━━━ Data excerpts

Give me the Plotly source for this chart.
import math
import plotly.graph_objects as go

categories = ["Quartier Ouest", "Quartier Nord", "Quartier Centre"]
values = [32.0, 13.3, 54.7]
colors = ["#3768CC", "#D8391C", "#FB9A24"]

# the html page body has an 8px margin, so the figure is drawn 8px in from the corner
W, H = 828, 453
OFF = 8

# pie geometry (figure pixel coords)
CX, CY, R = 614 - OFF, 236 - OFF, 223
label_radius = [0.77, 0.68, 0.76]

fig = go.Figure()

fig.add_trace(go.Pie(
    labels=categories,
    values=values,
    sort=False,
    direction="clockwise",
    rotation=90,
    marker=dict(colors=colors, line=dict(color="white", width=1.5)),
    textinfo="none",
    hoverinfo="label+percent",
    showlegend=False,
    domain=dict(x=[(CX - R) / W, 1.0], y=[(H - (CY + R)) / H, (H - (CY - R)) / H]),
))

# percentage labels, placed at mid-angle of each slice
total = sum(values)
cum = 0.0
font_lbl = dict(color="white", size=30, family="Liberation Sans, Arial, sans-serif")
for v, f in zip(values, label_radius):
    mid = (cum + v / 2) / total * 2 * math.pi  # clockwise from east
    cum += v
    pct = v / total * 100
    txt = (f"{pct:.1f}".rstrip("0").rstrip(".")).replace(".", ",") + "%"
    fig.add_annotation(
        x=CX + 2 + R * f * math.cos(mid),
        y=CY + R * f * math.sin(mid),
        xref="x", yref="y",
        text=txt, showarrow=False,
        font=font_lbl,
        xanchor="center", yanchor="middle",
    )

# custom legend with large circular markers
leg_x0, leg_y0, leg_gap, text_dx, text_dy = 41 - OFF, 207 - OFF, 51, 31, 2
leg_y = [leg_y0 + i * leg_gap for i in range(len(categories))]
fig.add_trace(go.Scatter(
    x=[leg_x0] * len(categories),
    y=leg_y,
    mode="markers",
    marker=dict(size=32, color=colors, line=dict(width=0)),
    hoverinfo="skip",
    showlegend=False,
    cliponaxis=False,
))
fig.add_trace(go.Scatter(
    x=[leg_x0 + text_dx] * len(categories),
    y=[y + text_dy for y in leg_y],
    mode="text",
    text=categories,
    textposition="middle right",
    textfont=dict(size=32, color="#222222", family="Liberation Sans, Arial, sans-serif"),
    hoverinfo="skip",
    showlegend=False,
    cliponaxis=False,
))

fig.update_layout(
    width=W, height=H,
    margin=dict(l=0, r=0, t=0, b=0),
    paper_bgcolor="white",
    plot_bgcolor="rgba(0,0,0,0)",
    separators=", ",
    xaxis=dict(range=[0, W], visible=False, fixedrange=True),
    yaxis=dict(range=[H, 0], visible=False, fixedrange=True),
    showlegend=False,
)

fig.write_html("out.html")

━━━━━━
━━━ Data excerpts

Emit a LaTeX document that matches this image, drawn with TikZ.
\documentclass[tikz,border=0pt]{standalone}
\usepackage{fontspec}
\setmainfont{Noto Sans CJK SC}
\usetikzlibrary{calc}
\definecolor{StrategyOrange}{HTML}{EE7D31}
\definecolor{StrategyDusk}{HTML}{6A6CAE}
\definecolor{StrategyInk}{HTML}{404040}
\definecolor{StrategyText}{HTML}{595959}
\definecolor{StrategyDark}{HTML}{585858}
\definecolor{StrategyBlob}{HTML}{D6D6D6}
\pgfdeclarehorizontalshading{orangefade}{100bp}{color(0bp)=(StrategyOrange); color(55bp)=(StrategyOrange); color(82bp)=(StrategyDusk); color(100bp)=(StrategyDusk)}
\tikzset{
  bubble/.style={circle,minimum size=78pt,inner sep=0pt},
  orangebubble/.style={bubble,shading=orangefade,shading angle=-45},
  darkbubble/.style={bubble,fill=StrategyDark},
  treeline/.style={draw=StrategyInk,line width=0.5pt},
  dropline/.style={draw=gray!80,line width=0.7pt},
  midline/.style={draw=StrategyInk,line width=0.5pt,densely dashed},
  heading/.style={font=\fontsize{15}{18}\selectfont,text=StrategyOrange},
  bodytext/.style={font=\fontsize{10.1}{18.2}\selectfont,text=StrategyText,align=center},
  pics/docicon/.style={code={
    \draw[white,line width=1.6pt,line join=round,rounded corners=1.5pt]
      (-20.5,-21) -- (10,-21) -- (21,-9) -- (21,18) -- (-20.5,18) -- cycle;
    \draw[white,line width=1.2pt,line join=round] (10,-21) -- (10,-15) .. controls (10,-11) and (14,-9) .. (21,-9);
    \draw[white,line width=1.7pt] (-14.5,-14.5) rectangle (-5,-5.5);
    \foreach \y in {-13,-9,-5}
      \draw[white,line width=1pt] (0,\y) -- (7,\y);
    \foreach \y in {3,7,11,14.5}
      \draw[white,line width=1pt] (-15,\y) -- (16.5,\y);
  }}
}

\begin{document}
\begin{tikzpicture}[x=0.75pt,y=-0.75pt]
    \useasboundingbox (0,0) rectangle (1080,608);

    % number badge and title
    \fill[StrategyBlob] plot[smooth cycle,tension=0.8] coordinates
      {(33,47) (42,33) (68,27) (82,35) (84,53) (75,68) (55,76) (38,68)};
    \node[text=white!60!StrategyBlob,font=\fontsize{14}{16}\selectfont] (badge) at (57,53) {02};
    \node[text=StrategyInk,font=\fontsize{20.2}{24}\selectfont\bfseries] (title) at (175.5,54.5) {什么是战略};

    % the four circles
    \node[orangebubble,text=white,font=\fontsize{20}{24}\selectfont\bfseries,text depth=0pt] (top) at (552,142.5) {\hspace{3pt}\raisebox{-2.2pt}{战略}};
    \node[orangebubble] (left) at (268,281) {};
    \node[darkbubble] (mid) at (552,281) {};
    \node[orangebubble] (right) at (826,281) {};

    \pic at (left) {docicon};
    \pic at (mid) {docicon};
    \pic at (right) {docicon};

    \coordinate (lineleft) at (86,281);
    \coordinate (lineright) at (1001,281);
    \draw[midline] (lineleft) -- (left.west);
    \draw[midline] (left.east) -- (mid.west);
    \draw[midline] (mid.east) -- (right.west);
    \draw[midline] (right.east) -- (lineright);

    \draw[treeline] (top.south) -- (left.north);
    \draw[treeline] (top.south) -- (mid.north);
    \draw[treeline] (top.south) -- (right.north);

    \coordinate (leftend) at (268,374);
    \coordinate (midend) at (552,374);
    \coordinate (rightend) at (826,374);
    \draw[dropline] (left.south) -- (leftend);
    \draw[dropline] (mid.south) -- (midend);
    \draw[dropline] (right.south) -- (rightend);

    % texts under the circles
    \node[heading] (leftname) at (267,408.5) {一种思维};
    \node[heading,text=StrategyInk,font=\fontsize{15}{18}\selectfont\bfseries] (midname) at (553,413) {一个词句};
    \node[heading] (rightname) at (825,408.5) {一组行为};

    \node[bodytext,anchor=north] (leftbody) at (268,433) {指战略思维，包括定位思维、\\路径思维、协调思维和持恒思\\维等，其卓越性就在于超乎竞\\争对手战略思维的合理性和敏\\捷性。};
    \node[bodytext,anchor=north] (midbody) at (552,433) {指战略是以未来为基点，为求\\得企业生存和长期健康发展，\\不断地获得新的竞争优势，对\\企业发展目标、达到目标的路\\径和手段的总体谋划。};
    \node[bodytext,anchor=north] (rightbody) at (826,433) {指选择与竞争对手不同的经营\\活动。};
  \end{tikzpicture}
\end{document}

━━━━━━

▸ **Short task**:
Please list every line of the records that contains "with".

▸ **Reply**:
# custom legend with large circular markers
Emit a LaTeX document that matches this image, drawn with TikZ.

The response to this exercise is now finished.